How is AI changing marketing strategy in 2025?
AI is changing the economics of content production significantly, making it faster and cheaper to produce at scale. What it has not changed is the need for strategic clarity about who you are trying to reach, what you want them to think or do, and why your product or service is worth choosing. The strategic brief still requires human judgment. AI executes against it.
Is performance marketing still worth investing in?
Performance marketing remains valuable, but it works best as part of a broader system that also builds demand upstream. On its own, performance marketing tends to capture existing intent rather than create new demand. If your entire budget is in the lower funnel, you are likely optimising for conversions that would have happened anyway rather than growing your market.
How should marketers think about measurement when attribution is increasingly unreliable?
The answer is honest approximation rather than false precision. Use multiple measurement approaches and triangulate: platform metrics, incrementality testing where possible, marketing mix modelling for larger budgets, and qualitative customer research. No single method is complete. Together they give a more accurate picture than any single dashboard. Treat your analytics tools as one perspective on reality, not the whole picture.
How do you balance brand investment against demand generation in a constrained budget?
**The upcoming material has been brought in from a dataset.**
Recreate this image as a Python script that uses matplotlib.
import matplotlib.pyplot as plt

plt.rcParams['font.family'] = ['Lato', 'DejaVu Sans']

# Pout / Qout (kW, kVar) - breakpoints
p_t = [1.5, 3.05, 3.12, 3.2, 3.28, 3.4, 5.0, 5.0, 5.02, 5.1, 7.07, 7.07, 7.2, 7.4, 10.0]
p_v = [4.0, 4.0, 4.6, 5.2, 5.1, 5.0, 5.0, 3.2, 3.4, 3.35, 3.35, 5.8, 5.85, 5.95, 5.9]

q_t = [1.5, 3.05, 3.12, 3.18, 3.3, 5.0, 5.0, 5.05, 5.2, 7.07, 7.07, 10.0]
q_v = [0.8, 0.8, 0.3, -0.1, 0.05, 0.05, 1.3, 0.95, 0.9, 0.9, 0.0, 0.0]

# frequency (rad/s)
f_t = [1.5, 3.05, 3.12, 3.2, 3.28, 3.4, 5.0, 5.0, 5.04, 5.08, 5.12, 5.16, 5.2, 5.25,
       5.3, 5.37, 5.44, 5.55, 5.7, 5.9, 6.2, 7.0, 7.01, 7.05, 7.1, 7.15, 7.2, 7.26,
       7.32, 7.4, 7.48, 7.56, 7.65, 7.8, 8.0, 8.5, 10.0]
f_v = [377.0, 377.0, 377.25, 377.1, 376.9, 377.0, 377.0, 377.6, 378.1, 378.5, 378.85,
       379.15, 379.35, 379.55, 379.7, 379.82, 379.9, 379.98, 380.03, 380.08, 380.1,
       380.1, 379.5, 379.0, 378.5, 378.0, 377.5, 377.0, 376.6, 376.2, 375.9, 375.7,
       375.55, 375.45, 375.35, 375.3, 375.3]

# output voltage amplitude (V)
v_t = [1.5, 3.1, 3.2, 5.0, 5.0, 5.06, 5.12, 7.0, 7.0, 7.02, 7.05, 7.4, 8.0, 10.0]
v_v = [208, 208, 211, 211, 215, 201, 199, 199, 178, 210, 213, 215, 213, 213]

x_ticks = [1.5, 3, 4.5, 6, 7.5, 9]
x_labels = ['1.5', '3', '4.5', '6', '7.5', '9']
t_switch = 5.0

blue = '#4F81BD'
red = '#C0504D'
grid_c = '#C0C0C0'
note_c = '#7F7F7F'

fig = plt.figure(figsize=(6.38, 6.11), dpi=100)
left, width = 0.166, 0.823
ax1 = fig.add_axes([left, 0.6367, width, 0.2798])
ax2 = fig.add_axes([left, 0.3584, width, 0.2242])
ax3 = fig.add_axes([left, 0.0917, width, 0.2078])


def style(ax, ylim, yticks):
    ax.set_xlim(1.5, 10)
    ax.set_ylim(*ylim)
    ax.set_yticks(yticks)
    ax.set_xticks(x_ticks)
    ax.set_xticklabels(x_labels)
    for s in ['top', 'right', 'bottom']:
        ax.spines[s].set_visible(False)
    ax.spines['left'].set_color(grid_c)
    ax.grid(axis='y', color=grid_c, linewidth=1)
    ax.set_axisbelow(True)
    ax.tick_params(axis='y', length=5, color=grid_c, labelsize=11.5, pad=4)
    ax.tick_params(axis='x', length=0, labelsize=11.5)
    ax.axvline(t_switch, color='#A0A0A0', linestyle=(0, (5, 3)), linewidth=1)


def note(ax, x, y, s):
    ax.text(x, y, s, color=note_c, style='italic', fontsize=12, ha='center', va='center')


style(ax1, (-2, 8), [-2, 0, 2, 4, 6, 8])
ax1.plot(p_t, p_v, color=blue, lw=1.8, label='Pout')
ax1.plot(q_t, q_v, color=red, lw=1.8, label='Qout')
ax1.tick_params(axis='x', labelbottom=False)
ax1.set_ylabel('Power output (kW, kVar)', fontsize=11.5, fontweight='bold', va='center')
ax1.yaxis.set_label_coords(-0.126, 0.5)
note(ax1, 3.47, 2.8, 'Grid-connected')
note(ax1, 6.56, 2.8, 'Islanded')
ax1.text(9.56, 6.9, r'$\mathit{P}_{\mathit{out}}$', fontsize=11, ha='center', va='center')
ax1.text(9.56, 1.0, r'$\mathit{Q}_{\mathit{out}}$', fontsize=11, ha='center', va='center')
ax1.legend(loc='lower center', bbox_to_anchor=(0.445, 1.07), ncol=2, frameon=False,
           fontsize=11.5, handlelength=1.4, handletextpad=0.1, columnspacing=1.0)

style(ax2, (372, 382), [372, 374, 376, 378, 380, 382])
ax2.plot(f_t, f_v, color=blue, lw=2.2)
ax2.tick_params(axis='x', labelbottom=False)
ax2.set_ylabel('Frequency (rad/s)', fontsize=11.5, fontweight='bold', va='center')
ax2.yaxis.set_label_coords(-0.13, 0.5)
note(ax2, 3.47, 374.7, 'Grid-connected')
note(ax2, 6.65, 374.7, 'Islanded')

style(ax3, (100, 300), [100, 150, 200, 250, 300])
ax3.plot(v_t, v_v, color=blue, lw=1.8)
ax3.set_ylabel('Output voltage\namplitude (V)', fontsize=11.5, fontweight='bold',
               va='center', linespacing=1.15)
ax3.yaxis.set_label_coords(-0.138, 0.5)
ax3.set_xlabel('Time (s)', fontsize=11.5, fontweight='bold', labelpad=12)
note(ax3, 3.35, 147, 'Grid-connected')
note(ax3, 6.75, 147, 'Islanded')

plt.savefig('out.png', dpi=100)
Brand and demand are not competing priorities. They are different parts of the same system. Brand investment creates the conditions under which demand activity is more efficient. The practical approach is to track leading indicators for brand health, such as share of voice and awareness metrics, alongside performance metrics, and to watch whether your cost of acquisition is stable or rising over time. A rising cost of acquisition is often a signal that brand investment has been cut too far.